Mali. Governo transitorio chiede intervento internazionale nella crisi al Nord
Il presidente ad interim del Mali, Dioncounda Traoré, ha chiesto ufficialmente
l’aiuto di una missione militare internazionale per la riconquista del Nord del Paese,
da mesi in mano ai gruppi armati tuareg. I Paesi confinanti avevano già dichiarato
di essere disponibili a un intervento, ma manca ancora il via libera dell’Onu. Davide
Maggiore ha chiesto a Luigi Serra, docente universitario, già preside della
Facoltà di Studi arabo-islamici all’Università di Napoli “L’Orientale”, se questa
prospettiva sia ora più probabile:
R. - Penso sia
più accentuata e non necessariamente più vicina. Più accentuata per esercitare una
pressione politica, comprensibilissima e alimentata dal rumore e dalla rapidità degli
interventi armati.
D. - Quindi, lei ritiene improbabile che si arrivi a un
intervento in tempi brevi?
R. - Meno credibile nel tempo breve, perché lo scontro
sul terreno sarebbe veramente micidiale, a spesa non dei diretti contendenti - parlo
delle élite politiche che si contrappongono - quanto, come d’abitudine in Africa,
della gente.
D. - Le rivendicazioni dei tuareg sono pluridecennali e quindi
in questo senso un intervento militare non sembra poter essere veramente risolutivo…
R.
- E’ una delle ragioni di fondo, di ordine antropologico e culturale. Questa lunghezza
di tempi di attesa fa ritenere improbabile una risoluzione attraverso un intervento
armato a brevissimo termine.
D. - Di cosa ci sarebbe invece realmente bisogno,
perché questo problema venga affrontato nella maniera corretta?
R. - Ci sarebbe
bisogno di una presa di coscienza multinazionale, sovranazionale, della validità delle
culture, delle dignità umane dovunque esse siano.
D. - Per i tuareg questo
cosa significherebbe: il riconoscimento di una autonomia, sia pure nel quadro degli
stati nazionali che oggi esistono?
R. - Sì, quanto meno un’autonomia culturale,
non assolutamente indipendentistica in termini politici. Un’autonomia nel senso di
difesa della propria lingua, della propria identità.
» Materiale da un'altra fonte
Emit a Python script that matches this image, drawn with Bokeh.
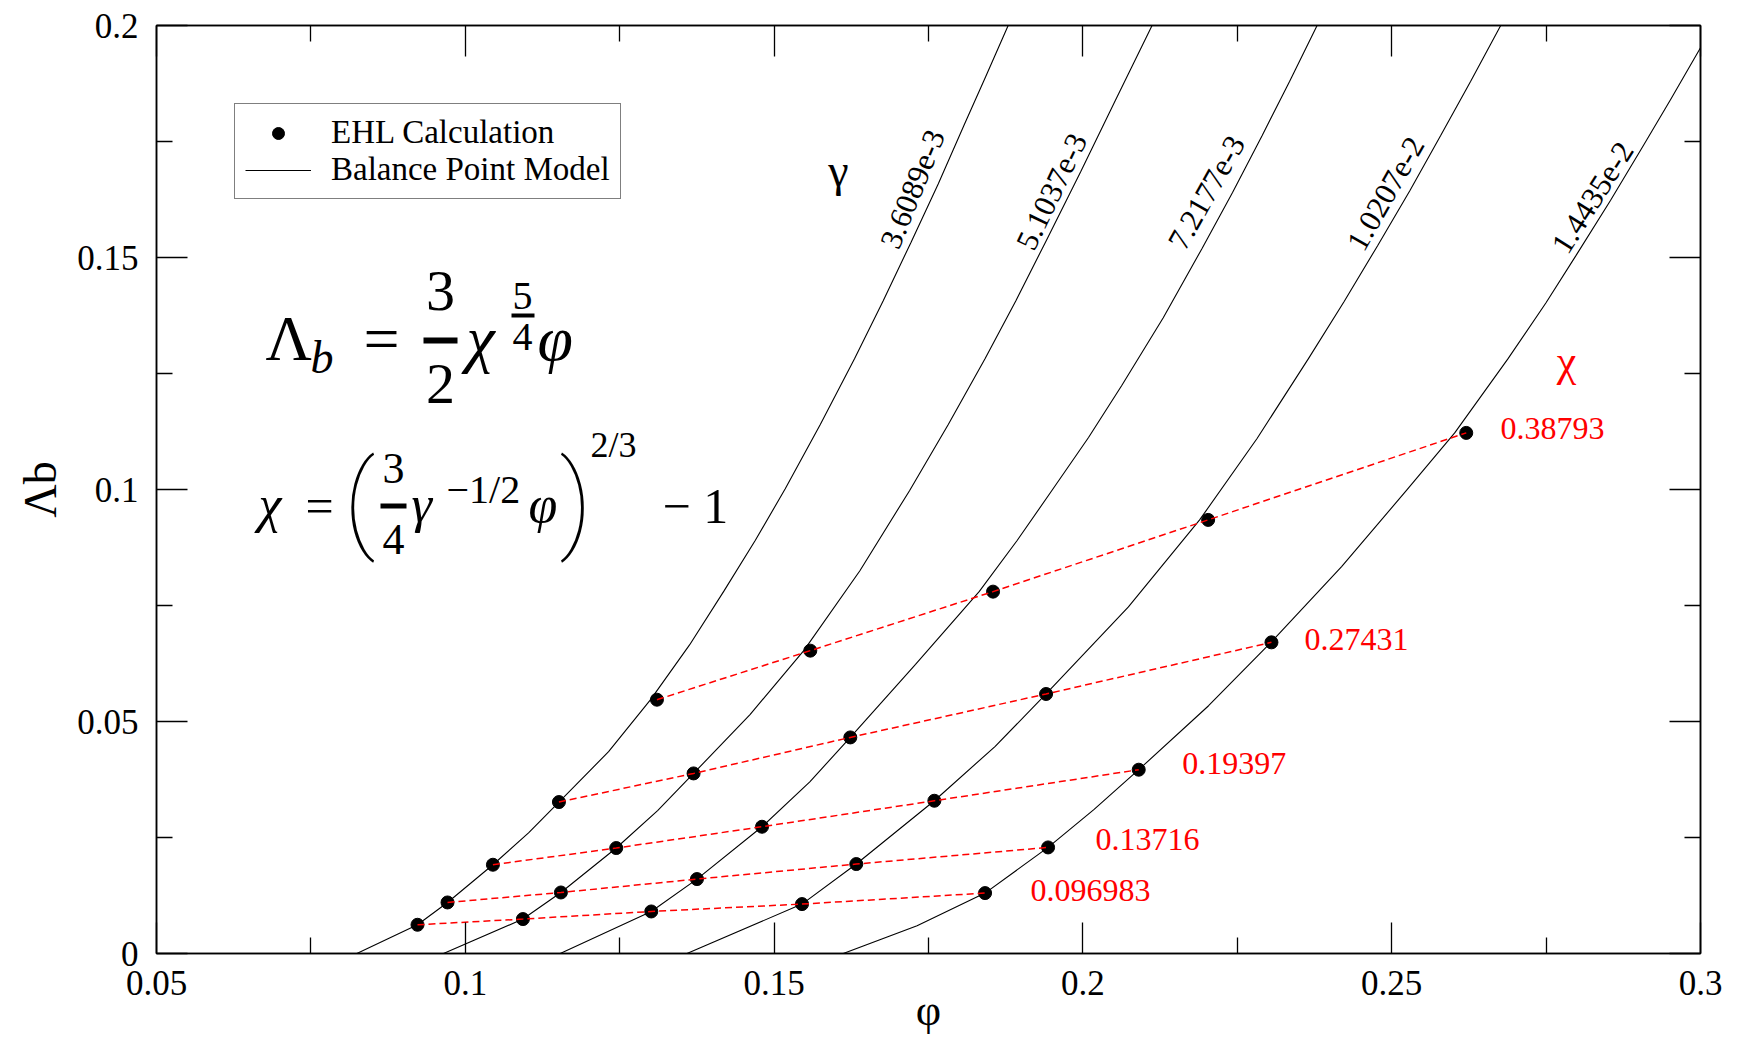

D. - Più sul piano politico:
questa richiesta di aiuti militari è stata confermata anche da un diplomatico francese
in Burkina Faso. Quale ruolo sta giocando la Francia, in questa crisi?
D. -
Un ruolo, come d’abitudine in Nord Africa, sulla scia del vecchio colonialismo francese,
nel senso di ritagliarsi ancora giardini di influenza specifici, particolari - si
pensi al Ciad. Molto dipenderà, nel bene e nel male, da come gli altri Paesi - quantomeno
dell’area mediterranea - nei limiti dell’accettabile sapranno guardare al Mali.
D.
- La crisi maliana che impatto può avere sull’intera regione?
R. - Può avere
un impatto determinante e definitivo nel senso di scatenare, per esempio, una maggiore
risonanza della famosa Rivoluzione dei Gelsomini…
D. - Anche in termini di
problemi di ordine militare?
R. - Io farei una distinzione da questo punto
di vista: quando parliamo di interventi di natura militare, dobbiamo vedere se si
tratterà di interventi autenticamente “indigeni”, o di interventi alimentati fuori
e consumati all’interno con la copertura locale. Gli interventi militari io temo si
possano esercitare nel futuro sotto la sollecitazione di potenze esterne.